Did anyone ever get inside their Kodak P850 ? I think my internal battery may be on last legs as it has been asking me to set daye/time plus other settings are back to default too.

I do not want to put this in for repair as I do not think it would be worth it for this horribly slow and sluggish camera.

Any offers on locating this battery ?


----------



## DonaldG (Aug 23, 2007)

Hello Widmeister

Welcome to TSF :wave:

I have split your post from the old thread.

Normally the date/time clock has a seperate battery, usually a small button cell. On my Canon Camera it is in a small cavity within the main battery compartment.
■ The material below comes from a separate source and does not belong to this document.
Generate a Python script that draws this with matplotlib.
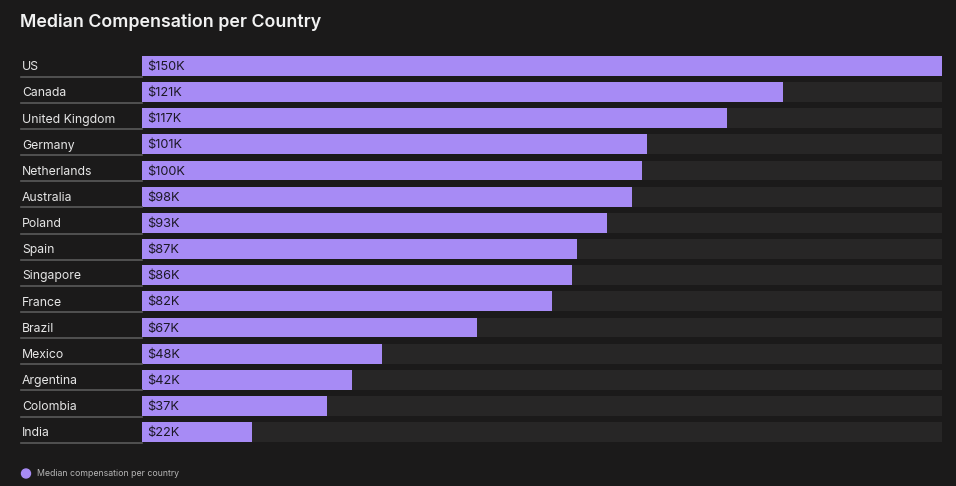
import matplotlib
matplotlib.use("Agg")
from matplotlib import pyplot as plt
from matplotlib import transforms
from matplotlib.lines import Line2D
from matplotlib.patches import Ellipse

# Data
countries = ["US", "Canada", "United Kingdom", "Germany", "Netherlands", "Australia",
             "Poland", "Spain", "Singapore", "France", "Brazil", "Mexico",
             "Argentina", "Colombia", "India"]
# bar lengths as drawn (thousand USD)
bar_values = [150, 120.2, 109.7, 94.7, 93.8, 91.9, 87.2, 81.6, 80.6, 76.9, 62.8, 45.0, 39.4, 34.7, 20.6]
value_labels = ["$150K", "$121K", "$117K", "$101K", "$100K", "$98K", "$93K", "$87K",
                "$86K", "$82K", "$67K", "$48K", "$42K", "$37K", "$22K"]
track_max = 150
legend_label = "Median compensation per country"

BG = "#1b1a1a"
TRACK = "#272626"
BAR = "#a78bf5"
TEXT = "#e6e6e6"

plt.rcParams['font.family'] = ['Inter', 'DejaVu Sans']

W, H = 956, 486
fig = plt.figure(figsize=(W / 100, H / 100), dpi=100, facecolor=BG)

# axes spans bar area in pixels: x 142..942, y 56..442
left, right, top, bottom = 142, 942, 56, 442
ax = fig.add_axes([left / W, 1 - bottom / H, (right - left) / W, (bottom - top) / H])
ax.set_facecolor(BG)

n = len(countries)
ys = list(range(n))
bh = 0.76
ax.barh(ys, [track_max] * n, height=bh, color=TRACK, left=0)
ax.barh(ys, bar_values, height=bh, color=BAR, left=0)
ax.set_xlim(0, track_max)
ax.set_ylim(n - 1 + bh / 2, -bh / 2)
ax.axis("off")

for y, lab in zip(ys, value_labels):
    ax.text(5 * track_max / 800, y + 0.04, lab, va="center", ha="left",
            fontsize=9.2, color="#1c1826")

# country labels and underlines: x in figure pixels, y in data
px = transforms.blended_transform_factory(
    transforms.Affine2D().scale(fig.dpi / 100), ax.transData)
for y, name in zip(ys, countries):
    ax.text(22, y + 0.05, name, transform=px, va="center", ha="left",
            fontsize=8.8, color=TEXT, clip_on=False)
    ax.add_line(Line2D([21, 142], [y + bh / 2 + 0.03] * 2, transform=px,
                       color="#5a5a5a", lw=1.2, clip_on=False))

fig.text(20 / W, 1 - 22 / H, "Median Compensation per Country", ha="left", va="center",
         fontsize=12.8, color="#f2f2f2", fontweight="semibold")

# legend
fig.add_artist(Ellipse((26 / W, 1 - 473.5 / H), 9 / W, 9 / H,
                       transform=fig.transFigure, color=BAR))
fig.text(37 / W, 1 - 473.5 / H, legend_label, ha="left", va="center",
         fontsize=6.3, color="#b5b5b5")

fig.savefig("out.png", dpi=100, facecolor=BG)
If you gave lost your user manual, you can download it from Kodak here


----------



## widmeister (Oct 26, 2010)

Thanks for the response, Donald. I already had a look in the manual and there was no mention of any battery other than the main one for operating the camera. I didn't see any diagram showing location of the backup and when I had online chat with Kodak "tech" (just a sooked up call centre op with a troubleshooting checklist/flowchart I reckon) he said that to have the internal battery replaced it needs to go to service/repair. 
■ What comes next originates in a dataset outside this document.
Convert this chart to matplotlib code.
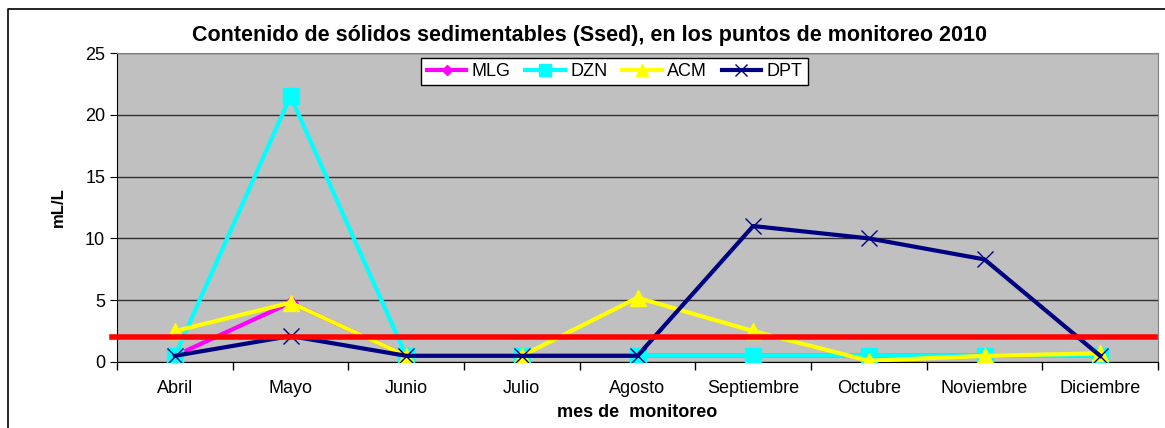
import matplotlib
matplotlib.use("Agg")
from matplotlib import pyplot as plt
from matplotlib.lines import Line2D

plt.rcParams['font.family'] = ['Liberation Sans', 'DejaVu Sans']

# Datos
meses = ['Abril', 'Mayo', 'Junio', 'Julio', 'Agosto', 'Septiembre',
         'Octubre', 'Noviembre', 'Diciembre']
mlg = [0.5, 4.8, 0.5, 0.5, 0.5, 0.5, 0.5, 0.5, 0.5]
dzn = [0.5, 21.5, 0.5, 0.5, 0.5, 0.5, 0.5, 0.5, 0.5]
acm = [2.5, 4.8, 0.5, 0.5, 5.2, 2.5, 0.1, 0.5, 0.7]
dpt = [0.5, 2.1, 0.5, 0.5, 0.5, 11.0, 10.0, 8.3, 0.5]
limite = 2

W, H = 1165, 428
fig = plt.figure(figsize=(W / 100, H / 100), dpi=100)
ax = fig.add_axes([117 / W, 1 - 362 / H, (1158 - 117) / W, (362 - 53) / H])
ax.set_facecolor('#C0C0C0')

# Borde exterior del gráfico
fig.add_artist(Line2D([8 / W, 8 / W, 1.0], [0.0, 1 - 9 / H, 1 - 9 / H],
                      transform=fig.transFigure, color='black', lw=1.2))

x = range(len(meses))
ax.plot(x, mlg, color='#FF00FF', marker='D', markersize=7, lw=3, label='MLG', zorder=3)
ax.plot(x, dzn, color='#00FFFF', marker='s', markersize=11, lw=3, label='DZN', zorder=4)
ax.plot(x, acm, color='#FFFF00', marker='^', markersize=12, lw=3, label='ACM', zorder=5)
ax.plot(x, dpt, color='#000080', marker='x', markersize=11, mew=1.0, lw=3, label='DPT', zorder=6)

# Línea de límite
ax.axhline(limite, xmin=-0.005, xmax=0.997, color='#FF0000', lw=4, clip_on=False, zorder=7)

ax.set_xlim(-0.5, len(meses) - 0.5)
ax.set_ylim(0, 25)
ax.set_yticks(range(0, 26, 5))
ax.set_xticks(x)
ax.set_xticklabels(meses, fontsize=13)
ax.set_xticks([i - 0.5 for i in range(len(meses) + 1)], minor=True)
ax.tick_params(axis='x', which='major', length=0, pad=13)
ax.tick_params(axis='x', which='minor', length=6, width=1)
ax.tick_params(axis='y', labelsize=13, length=5)
ax.grid(axis='y', color='#303030', lw=1)
ax.set_axisbelow(True)
for s in ['top', 'right']:
    ax.spines[s].set_color('#808080')
for s in ['left', 'bottom']:
    ax.spines[s].set_color('black')

ax.set_ylabel('mL/L', fontsize=12, fontweight='bold', labelpad=14)
ax.set_xlabel('mes de  monitoreo', fontsize=13, fontweight='bold', labelpad=5)
fig.text((172 + 1007) / 2 / W, 1 - 35 / H,
         'Contenido de sólidos sedimentables (Ssed), en los puntos de monitoreo 2010',
         ha='center', va='center', fontsize=15.5, fontweight='bold')

leg = ax.legend(loc='upper center', bbox_to_anchor=(0.478, 0.985), ncol=4, fontsize=13,
                frameon=True, fancybox=False, edgecolor='black', framealpha=1,
                handlelength=2.2, borderpad=0.3, columnspacing=0.8, handletextpad=0.3,
                borderaxespad=0.0, markerscale=0.75)
leg.get_frame().set_linewidth(1)
leg.set_zorder(10)

fig.savefig('out.png', dpi=100)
I am very reluctant to do this as keeping the P850 is only because I don't have a replacement. In general I am not happy with the extremely sluggish performance of the P850 and the general darkness of the electronic screen through the eyepiece. This makes it very difficult to shoot an object moving toward you.

Anyway, ideally some sort of TECHNICAL manual for this model would be useful. 

If anyone has actually opened one of these cameras and changed the internal battery (or can say if it is accessible without having to remove the fan belt and other components) please shout.

Cheers again for the reply.

Woody


----------